DESCRIPTION OF THE TASK - Your task is to retype the lines from the opening of the material through the line that includes "ax.set_ylabel('')". Do not copy the pictures.

DATA LINES -
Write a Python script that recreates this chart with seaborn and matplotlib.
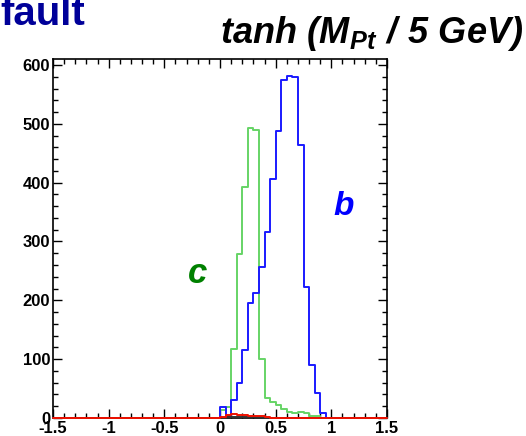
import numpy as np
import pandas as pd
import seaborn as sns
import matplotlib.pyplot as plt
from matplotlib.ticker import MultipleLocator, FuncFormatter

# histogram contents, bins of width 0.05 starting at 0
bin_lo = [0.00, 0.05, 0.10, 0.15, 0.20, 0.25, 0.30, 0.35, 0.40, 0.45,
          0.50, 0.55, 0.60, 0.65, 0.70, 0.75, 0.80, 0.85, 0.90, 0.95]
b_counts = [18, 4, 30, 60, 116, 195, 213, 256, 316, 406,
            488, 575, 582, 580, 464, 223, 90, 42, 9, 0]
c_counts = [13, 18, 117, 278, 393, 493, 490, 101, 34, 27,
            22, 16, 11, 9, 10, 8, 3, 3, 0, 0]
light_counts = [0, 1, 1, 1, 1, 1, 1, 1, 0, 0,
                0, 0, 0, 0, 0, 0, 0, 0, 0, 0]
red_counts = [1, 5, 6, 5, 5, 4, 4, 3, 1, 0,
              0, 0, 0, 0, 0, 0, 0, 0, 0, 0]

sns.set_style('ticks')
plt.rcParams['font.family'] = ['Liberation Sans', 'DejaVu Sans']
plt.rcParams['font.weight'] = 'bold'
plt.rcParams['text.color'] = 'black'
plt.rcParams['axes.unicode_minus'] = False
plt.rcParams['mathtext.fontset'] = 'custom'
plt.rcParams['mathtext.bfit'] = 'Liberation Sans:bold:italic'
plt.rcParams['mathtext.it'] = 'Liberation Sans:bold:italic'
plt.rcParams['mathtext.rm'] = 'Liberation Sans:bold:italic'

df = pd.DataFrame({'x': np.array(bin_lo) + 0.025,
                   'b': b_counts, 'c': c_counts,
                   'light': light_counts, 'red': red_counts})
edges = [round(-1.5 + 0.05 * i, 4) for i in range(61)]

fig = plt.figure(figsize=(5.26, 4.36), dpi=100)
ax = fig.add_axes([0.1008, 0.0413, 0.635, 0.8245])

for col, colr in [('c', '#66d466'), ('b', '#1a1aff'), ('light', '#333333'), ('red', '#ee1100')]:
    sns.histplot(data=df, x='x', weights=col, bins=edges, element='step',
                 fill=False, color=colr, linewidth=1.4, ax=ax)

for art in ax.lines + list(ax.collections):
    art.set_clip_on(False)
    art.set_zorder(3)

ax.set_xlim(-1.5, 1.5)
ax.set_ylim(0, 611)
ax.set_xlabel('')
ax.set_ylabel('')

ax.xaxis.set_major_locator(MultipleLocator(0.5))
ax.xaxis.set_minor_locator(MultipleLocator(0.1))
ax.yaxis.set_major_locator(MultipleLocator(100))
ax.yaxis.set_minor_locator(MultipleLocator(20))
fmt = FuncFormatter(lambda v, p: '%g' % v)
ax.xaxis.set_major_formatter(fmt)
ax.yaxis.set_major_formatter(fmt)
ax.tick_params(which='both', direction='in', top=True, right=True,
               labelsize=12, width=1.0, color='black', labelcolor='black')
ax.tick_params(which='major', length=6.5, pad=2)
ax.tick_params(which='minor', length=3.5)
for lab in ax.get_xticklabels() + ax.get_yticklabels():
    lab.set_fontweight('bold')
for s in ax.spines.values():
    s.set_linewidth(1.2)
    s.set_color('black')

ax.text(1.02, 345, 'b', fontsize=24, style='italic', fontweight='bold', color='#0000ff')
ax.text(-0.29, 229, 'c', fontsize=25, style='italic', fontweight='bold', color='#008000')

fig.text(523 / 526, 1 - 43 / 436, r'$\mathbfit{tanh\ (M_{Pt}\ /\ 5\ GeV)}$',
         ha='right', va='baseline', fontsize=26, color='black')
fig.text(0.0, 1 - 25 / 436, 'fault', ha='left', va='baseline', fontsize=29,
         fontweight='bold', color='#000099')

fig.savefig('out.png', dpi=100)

EXPECTED OUTPUT -
Write a Python script that recreates this chart with seaborn and matplotlib.
import numpy as np
import pandas as pd
import seaborn as sns
import matplotlib.pyplot as plt
from matplotlib.ticker import MultipleLocator, FuncFormatter

# histogram contents, bins of width 0.05 starting at 0
bin_lo = [0.00, 0.05, 0.10, 0.15, 0.20, 0.25, 0.30, 0.35, 0.40, 0.45,
          0.50, 0.55, 0.60, 0.65, 0.70, 0.75, 0.80, 0.85, 0.90, 0.95]
b_counts = [18, 4, 30, 60, 116, 195, 213, 256, 316, 406,
            488, 575, 582, 580, 464, 223, 90, 42, 9, 0]
c_counts = [13, 18, 117, 278, 393, 493, 490, 101, 34, 27,
            22, 16, 11, 9, 10, 8, 3, 3, 0, 0]
light_counts = [0, 1, 1, 1, 1, 1, 1, 1, 0, 0,
                0, 0, 0, 0, 0, 0, 0, 0, 0, 0]
red_counts = [1, 5, 6, 5, 5, 4, 4, 3, 1, 0,
              0, 0, 0, 0, 0, 0, 0, 0, 0, 0]

sns.set_style('ticks')
plt.rcParams['font.family'] = ['Liberation Sans', 'DejaVu Sans']
plt.rcParams['font.weight'] = 'bold'
plt.rcParams['text.color'] = 'black'
plt.rcParams['axes.unicode_minus'] = False
plt.rcParams['mathtext.fontset'] = 'custom'
plt.rcParams['mathtext.bfit'] = 'Liberation Sans:bold:italic'
plt.rcParams['mathtext.it'] = 'Liberation Sans:bold:italic'
plt.rcParams['mathtext.rm'] = 'Liberation Sans:bold:italic'

df = pd.DataFrame({'x': np.array(bin_lo) + 0.025,
                   'b': b_counts, 'c': c_counts,
                   'light': light_counts, 'red': red_counts})
edges = [round(-1.5 + 0.05 * i, 4) for i in range(61)]

fig = plt.figure(figsize=(5.26, 4.36), dpi=100)
ax = fig.add_axes([0.1008, 0.0413, 0.635, 0.8245])

for col, colr in [('c', '#66d466'), ('b', '#1a1aff'), ('light', '#333333'), ('red', '#ee1100')]:
    sns.histplot(data=df, x='x', weights=col, bins=edges, element='step',
                 fill=False, color=colr, linewidth=1.4, ax=ax)

for art in ax.lines + list(ax.collections):
    art.set_clip_on(False)
    art.set_zorder(3)

ax.set_xlim(-1.5, 1.5)
ax.set_ylim(0, 611)
ax.set_xlabel('')
ax.set_ylabel('')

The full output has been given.